Back among the wooded dunes, we enjoyed the forested landscape and the profusion of spring wildflowers blooming amidst the blooms. The spring scenery here was overwhelmingly verdant. Only the sand underfoot reminded us that these hills were sand and not soil. 

Lupine blooming on the wooded dunes
At 2.7 miles, we passed a junction that headed towards the inbound leg of the loop; we stayed to the right at the junction and continued on the larger loop. This trail briefly followed a low sand ridge before it dropped down to the bog and cut through the wetlands. At times, there were glimpses from the trail to the nearby Port of Indiana complex and its sprawling industrial campus.

Cowles Bog
At 3.3 miles, we came to another trail junction where the Greenbelt Trail split off from the Cowles Bog Trail.
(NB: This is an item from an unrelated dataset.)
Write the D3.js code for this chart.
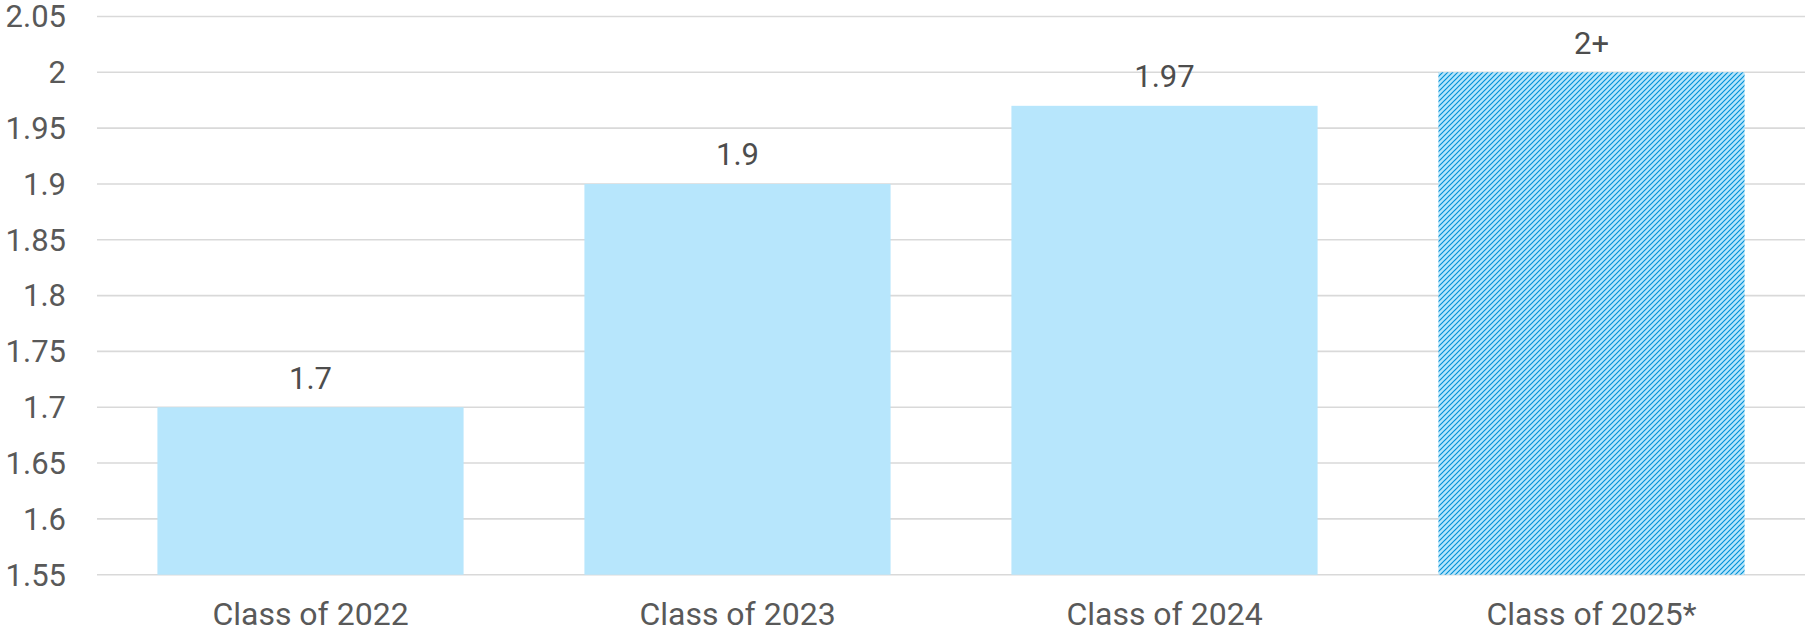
<!DOCTYPE html>
<html lang="en">
<head>
    <meta charset="UTF-8">
    <title>Class of chart</title>
    <script src="https://d3js.org/d3.v7.min.js"></script>
    <style>
        body { margin: 0; overflow: hidden; background-color: white; }
        svg { display: block; font-family: Roboto, "Noto Sans", sans-serif; }
    </style>
</head>
<body>
    <svg id="chart"></svg>

    <script>
        const width = 1806;
        const height = 629;

        // data
        const categories = ["Class of 2022", "Class of 2023", "Class of 2024", "Class of 2025*"];
        const values = [1.7, 1.9, 1.97, 2.0];
        const valueLabels = ["1.7", "1.9", "1.97", "2+"];
        const projected = [false, false, false, true];
        const yTicks = [1.55, 1.6, 1.65, 1.7, 1.75, 1.8, 1.85, 1.9, 1.95, 2, 2.05];

        const svg = d3.select("#chart")
            .attr("width", width)
            .attr("height", height);

        // hatch for the projected bar
        const pat = svg.append("defs").append("pattern")
            .attr("id", "hatch")
            .attr("patternUnits", "userSpaceOnUse")
            .attr("width", 5)
            .attr("height", 5);
        pat.append("rect")
            .attr("width", 5)
            .attr("height", 5)
            .attr("fill", "#b7e6fc");
        pat.append("path")
            .attr("d", "M-1,1 l2,-2 M0,5 l5,-5 M4,6 l2,-2")
            .attr("stroke", "#0091d8")
            .attr("stroke-width", 1.15);

        const x = d3.scaleBand()
            .domain(categories)
            .range([97, 1805])
            .paddingInner(0.283)
            .paddingOuter(0.1415);

        const y = d3.scaleLinear()
            .domain([1.55, 2.05])
            .range([574.7, 16.5]);

        // gridlines
        svg.append("g")
            .selectAll("line")
            .data(yTicks)
            .enter()
            .append("line")
            .attr("x1", 97)
            .attr("x2", 1805)
            .attr("y1", d => y(d))
            .attr("y2", d => y(d))
            .attr("stroke", "#d9d9d9")
            .attr("stroke-width", 1.6);

        // y tick labels
        svg.append("g")
            .selectAll("text")
            .data(yTicks)
            .enter()
            .append("text")
            .attr("x", 66)
            .attr("y", d => y(d))
            .attr("dy", "0.35em")
            .attr("text-anchor", "end")
            .attr("font-size", 31)
            .attr("fill", "#595959")
            .text(d => d3.format("~g")(d));

        const bars = categories.map((c, i) => ({
            cat: c, value: values[i], label: valueLabels[i], hatched: projected[i]
        }));

        // bars
        svg.append("g")
            .selectAll("rect")
            .data(bars)
            .enter()
            .append("rect")
            .attr("x", d => x(d.cat))
            .attr("width", x.bandwidth())
            .attr("y", d => y(d.value))
            .attr("height", d => y(1.55) - y(d.value))
            .attr("fill", d => d.hatched ? "url(#hatch)" : "#b7e6fc");

        // value labels
        svg.append("g")
            .selectAll("text")
            .data(bars)
            .enter()
            .append("text")
            .attr("x", d => x(d.cat) + x.bandwidth() / 2)
            .attr("y", d => y(d.value) - 18.5)
            .attr("text-anchor", "middle")
            .attr("font-size", 31)
            .attr("fill", "#4d4d4d")
            .text(d => d.label);

        // category labels
        svg.append("g")
            .selectAll("text")
            .data(categories)
            .enter()
            .append("text")
            .attr("x", d => x(d) + x.bandwidth() / 2)
            .attr("y", 625)
            .attr("text-anchor", "middle")
            .attr("font-size", 32)
            .attr("fill", "#595959")
            .text(d => d);
    </script>
</body>
</html>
The right fork for the Greenbelt Trail followed the southern boundary of the bog to Mineral Springs Road; we took the left fork, which kept us on the north end of the bog. We closed the loop at 3.6 miles into the hike and then followed the path through the bog that we had come in on back to the trailhead.

Overall, I found this to be a very enjoyable and rewarding hike and the highlight of my day in the Indiana Dunes. The diversity of scenery on this hike- sandy dunes, blooming forest, a vast lake, verdant wetlands, industrial history, and a plethora of wildlife and wildflowers- made this a satisfying and unique experience and makes this a highly recommended hike when visiting the Indiana Dunes.